--- BEGIN DATA ---

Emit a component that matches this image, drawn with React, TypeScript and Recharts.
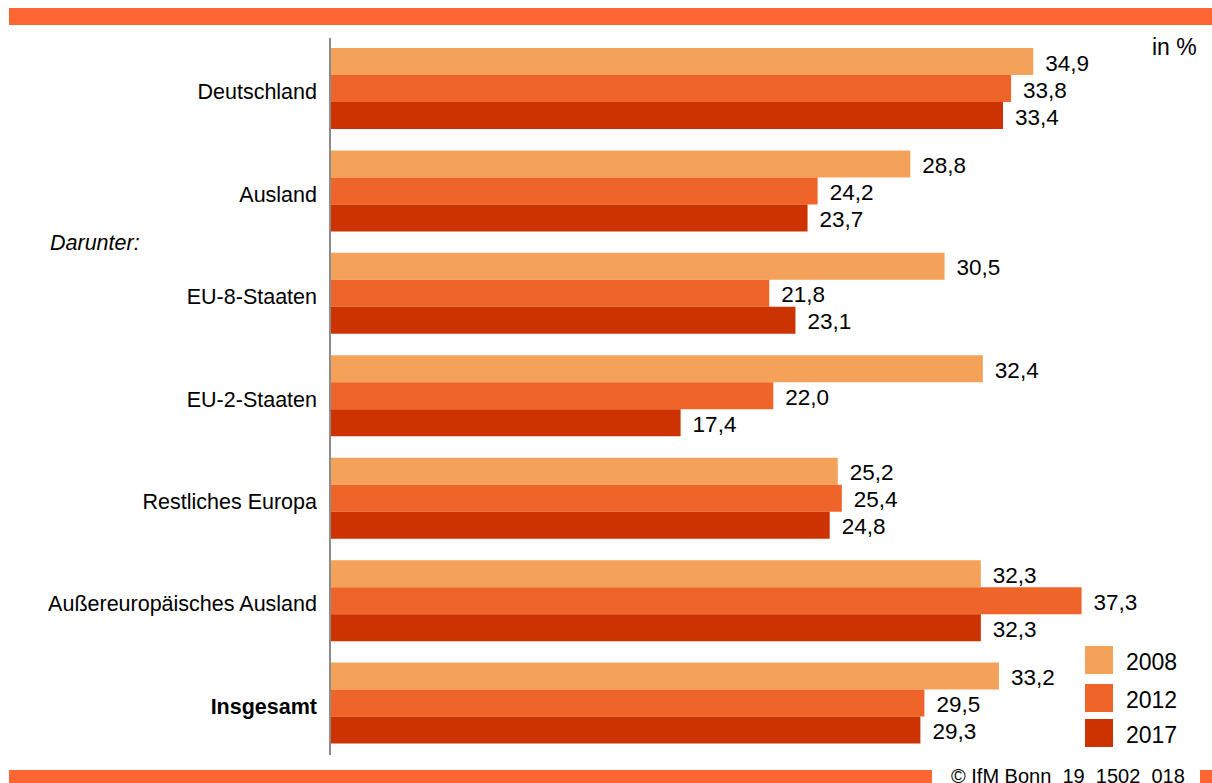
import React from "react";
import { BarChart, Bar, XAxis, YAxis, LabelList } from "recharts";

const categories = [
  "Deutschland",
  "Ausland",
  "EU-8-Staaten",
  "EU-2-Staaten",
  "Restliches Europa",
  "Außereuropäisches Ausland",
  "Insgesamt",
];
const values2008 = [34.9, 28.8, 30.5, 32.4, 25.2, 32.3, 33.2];
const values2012 = [33.8, 24.2, 21.8, 22.0, 25.4, 37.3, 29.5];
const values2017 = [33.4, 23.7, 23.1, 17.4, 24.8, 32.3, 29.3];
const seriesNames = ["2008", "2012", "2017"];
const colors = ["#F4A25A", "#EF6428", "#CC3300"];

const data = categories.map((c, i) => ({
  name: c,
  v2008: values2008[i],
  v2012: values2012[i],
  v2017: values2017[i],
}));
const keys = ["v2008", "v2012", "v2017"];

const FONT = "'Liberation Sans', Arial, sans-serif";

const fmt = (v: any) => Number(v).toFixed(1).replace(".", ",");

const CatTick = (props: any) => {
  const { x, y, payload } = props;
  const bold = payload.value === "Insgesamt";
  return (
    <text
      x={x}
      y={y + 10}
      textAnchor="end"
      fontFamily={FONT}
      fontSize={21.5}
      fontWeight={bold ? "bold" : "normal"}
      fill="#000"
    >
      {payload.value}
    </text>
  );
};

const ValueLabel = (props: any) => {
  const { x, y, width, height, value } = props;
  return (
    <text
      x={Number(x) + Number(width) + 12}
      y={Number(y) + Number(height) / 2 + 9}
      textAnchor="start"
      fontFamily={FONT}
      fontSize={22.5}
      fill="#000"
    >
      {fmt(value)}
    </text>
  );
};

export default function App() {
  return (
    <div
      style={{
        position: "absolute",
        left: 0,
        top: 0,
        width: 1212,
        height: 783,
        overflow: "hidden",
        background: "#fff",
        fontFamily: FONT,
      }}
    >
      <div style={{ position: "absolute", left: 9, top: 8, width: 1203, height: 17, background: "#FF6633" }} />
      <div style={{ position: "absolute", left: 9, top: 770, width: 923, height: 13, background: "#FF6633" }} />
      <div style={{ position: "absolute", left: 1200, top: 770, width: 12, height: 13, background: "#FF6633" }} />
      <div
        style={{
          position: "absolute",
          left: 951,
          top: 765,
          fontSize: 20,
          lineHeight: "22px",
          whiteSpace: "pre",
          color: "#000",
        }}
      >
        © IfM Bonn_19_1502_018
      </div>
      <div style={{ position: "absolute", left: 1152, top: 34, fontSize: 23, lineHeight: "26px", color: "#000" }}>
        in %
      </div>
      <div
        style={{
          position: "absolute",
          left: 50,
          top: 231,
          fontSize: 21.5,
          lineHeight: "25px",
          fontStyle: "italic",
          color: "#000",
        }}
      >
        Darunter:
      </div>
      {seriesNames.map((s, i) => (
        <div key={s}>
          <div
            style={{
              position: "absolute",
              left: 1085,
              top: [646, 684, 719][i],
              width: 28,
              height: 28,
              background: colors[i],
            }}
          />
          <div
            style={{
              position: "absolute",
              left: 1126,
              top: [646, 684, 719][i] + 2,
              fontSize: 23,
              lineHeight: "28px",
              color: "#000",
            }}
          >
            {s}
          </div>
        </div>
      ))}
      <div style={{ position: "absolute", left: 0, top: 0 }}>
        <BarChart
          width={1212}
          height={783}
          data={data}
          layout="vertical"
          margin={{ top: 38, right: 76, bottom: 28, left: 0 }}
          barCategoryGap={10}
          barGap={0}
        >
          <XAxis type="number" domain={[0, 40]} hide />
          <YAxis
            type="category"
            dataKey="name"
            width={330}
            axisLine={{ stroke: "#8C8C8C", strokeWidth: 2 }}
            tickLine={false}
            tickSize={0}
            tickMargin={13}
            tick={<CatTick />}
            interval={0}
          />
          {keys.map((k, i) => (
            <Bar key={k} dataKey={k} fill={colors[i]} isAnimationActive={false}>
              <LabelList dataKey={k} content={<ValueLabel />} />
            </Bar>
          ))}
        </BarChart>
      </div>
    </div>
  );
}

--- END DATA ---

= REQUIREMENT =
Exactly reproduce the run of lines from the start of the listing through the line with "XAxis, YAxis, LabelList", inclusive; pictures are not copied.

= ANSWER TO THIS PROBLEM =
Emit a component that matches this image, drawn with React, TypeScript and Recharts.
import React from "react";
import { BarChart, Bar, XAxis, YAxis, LabelList } from "recharts";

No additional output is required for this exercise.